Biochemistry Seminar: Lieyang (Eric) Chen, and Silas Hartley
https://zoom.us/j/4165865928
***The seminar originally scheduled for this date -- Harel Weinstein, Professor and Chairman, Physiology & Biophysics, Director, Institute for Computational Biomedicine, Weill Cornell Medical College of Cornell University, NY -- has been postponed and will be rescheduled for the 2020-2021 academic year.***
The following seminars will only be available remotely.
VIEW THIS SEMINAR LIVE VIA THE WEB AT:
https://zoom.us/j/4165865928
Lieyang (Eric) Chen, Ph.D. Student, Thomas Kurtzman group, Lehman College, will give a talk on "Advanced Computational Methodologies to Study Binding Free Eneregies of Protein-Ligand Complexes"
ABSTRACT: Machine learning has recently been applied to computational drug discovery after achieving remarkable success in image/voice recognition. However, the complexity of the protein-ligand binding interaction combined with issues inherent to current binding affinity databases make it a challenging task to develop reliable machine learning methods to predict ligand binding affinity. Here we will show how scientists are tricked by the machine-learning black box when developing such methods.
Silas Hartley, Ph.D. student, David Jeruzalmi group, City College, will give a talk on "DNA Damage Recognition and UvrB Loading by UvrA within the Nucleotide Excision Repair Pathway"

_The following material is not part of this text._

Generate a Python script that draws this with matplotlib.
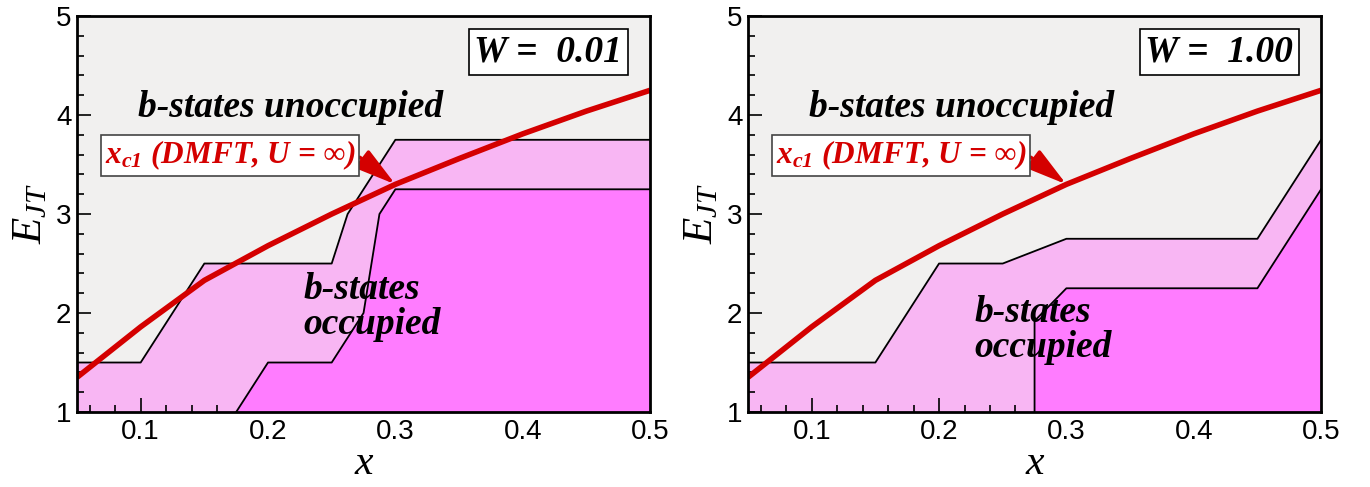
import numpy as np
import matplotlib
matplotlib.use("Agg")
import matplotlib.pyplot as plt
from matplotlib.ticker import MultipleLocator

plt.rcParams['mathtext.fontset'] = 'custom'
plt.rcParams['mathtext.it'] = 'Liberation Serif:italic'
plt.rcParams['mathtext.rm'] = 'Liberation Serif'
plt.rcParams['mathtext.bf'] = 'Liberation Serif:italic:bold'

# critical line x_c1 (DMFT, U = inf), same on both panels
xc_x = [0.05, 0.10, 0.15, 0.20, 0.25, 0.30, 0.35, 0.40, 0.45, 0.50]
xc_y = [1.35, 1.86, 2.33, 2.68, 3.00, 3.30, 3.56, 3.81, 4.04, 4.25]

# W = 0.01 boundaries
w1_upper_x = [0.05, 0.10, 0.15, 0.25, 0.2625, 0.30, 0.50]
w1_upper_y = [1.50, 1.50, 2.50, 2.50, 3.00, 3.75, 3.75]
w1_lower_x = [0.175, 0.20, 0.25, 0.2625, 0.275, 0.2875, 0.30, 0.50]
w1_lower_y = [1.00, 1.50, 1.50, 1.75, 2.00, 3.00, 3.25, 3.25]

# W = 1.00 boundaries
w2_upper_x = [0.05, 0.15, 0.20, 0.25, 0.30, 0.45, 0.50]
w2_upper_y = [1.50, 1.50, 2.50, 2.50, 2.75, 2.75, 3.75]
w2_lower_x = [0.275, 0.275, 0.30, 0.45, 0.50]
w2_lower_y = [1.00, 1.92, 2.25, 2.25, 3.25]

panels = [
    ("W =  0.01", w1_upper_x, w1_upper_y, w1_lower_x, w1_lower_y, 2.06),
    ("W =  1.00", w2_upper_x, w2_upper_y, w2_lower_x, w2_lower_y, 1.83),
]

bg = '#f1f0ef'
pink = '#f8b6f3'
magenta = '#ff7cff'
red = '#d40000'
serif = ['Liberation Serif', 'DejaVu Serif']

fig = plt.figure(figsize=(13.7, 4.87), dpi=100)
lefts = [0.0562, 0.546]

for left, (wlab, ux, uy, lx, ly, occ_y) in zip(lefts, panels):
    ax = fig.add_axes([left, 0.154, 0.4183, 0.813])
    ax.set_facecolor(bg)
    ax.set_xlim(0.05, 0.5)
    ax.set_ylim(1, 5)

    # light pink region under the upper boundary
    ax.fill(ux + [0.5, 0.05], uy + [1, 1], color=pink, lw=0, zorder=1)
    # magenta region under the lower boundary
    ax.fill(lx + [0.5], ly + [1], color=magenta, lw=0, zorder=2)
    ax.plot(ux, uy, color='black', lw=1.3, zorder=3)
    ax.plot(lx, ly, color='black', lw=1.3, zorder=3)

    ax.plot(xc_x, xc_y, color=red, lw=4, zorder=5, solid_capstyle='butt')

    ax.text(0.218, 4.08, 'b-states unoccupied', ha='center', va='center',
            fontsize=27, fontweight='bold', fontstyle='italic', family=serif, zorder=6)
    ax.text(0.228, occ_y, 'b-states\noccupied', ha='left', va='center',
            fontsize=27, fontweight='bold', fontstyle='italic', family=serif,
            linespacing=1.0, zorder=6)

    ax.text(0.42, 4.64, wlab, ha='center', va='center', fontsize=27,
            fontweight='bold', fontstyle='italic', family=serif, zorder=6,
            bbox=dict(boxstyle='square,pad=0.15', fc='white', ec='black', lw=1.2))

    ax.annotate(r'$\mathbf{x_{c1}}$ (DMFT, U = ∞)', xy=(0.30, 3.30),
                xytext=(0.072, 3.59), ha='left', va='center', color=red,
                fontsize=22.5, fontweight='bold', fontstyle='italic', family=serif,
                zorder=7,
                bbox=dict(boxstyle='square,pad=0.12', fc='white', ec='#444444', lw=1.2),
                arrowprops=dict(arrowstyle='-|>,head_length=1.1,head_width=0.3',
                                color=red, lw=2.5, shrinkA=0, shrinkB=0,
                                relpos=(1.0, 0.55)))

    ax.xaxis.set_major_locator(MultipleLocator(0.1))
    ax.xaxis.set_minor_locator(MultipleLocator(0.02))
    ax.yaxis.set_major_locator(MultipleLocator(1))
    ax.yaxis.set_minor_locator(MultipleLocator(0.2))
    ax.tick_params(which='both', direction='in', top=False, right=False, width=1.2)
    ax.tick_params(which='major', length=10, labelsize=20, pad=5)
    ax.tick_params(which='minor', length=5)
    ax.tick_params(axis='y', which='major', pad=4)
    ax.set_xticks([0.1, 0.2, 0.3, 0.4, 0.5])
    ax.set_xticklabels(['0.1', '0.2', '0.3', '0.4', '0.5'])
    for lab in ax.get_xticklabels() + ax.get_yticklabels():
        lab.set_family('Liberation Sans')
    for sp in ax.spines.values():
        sp.set_linewidth(2)
        sp.set_zorder(10)

    ax.set_xlabel('x', fontsize=30, fontstyle='italic', family=serif, labelpad=0)
    ax.set_ylabel(r'$E_{JT}$', fontsize=31, labelpad=4)

fig.savefig('out.png', dpi=100)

ABSTRACT: Nucleotide excision repair (NER) is a DNA damage repair pathway vital for cell survival. As part of the NER pathway, UvrA searches DNA until damages are found. Despite extensive research into the NER pathway, it remains unclear how UvrA recognizes damaged DNA. Our research presented an image of the UvrA-DNA complex post-damage recognition; an important step in understanding the UvrA-DNA damage recognition mechanism. Additionally, a UvrA-UvrB complex can search for damages. Our findings in the UvrA-UvrB damaged DNA search mechanism provide details into previous research that suggested the complex has an alternate DNA search mechanism then UvrA alone.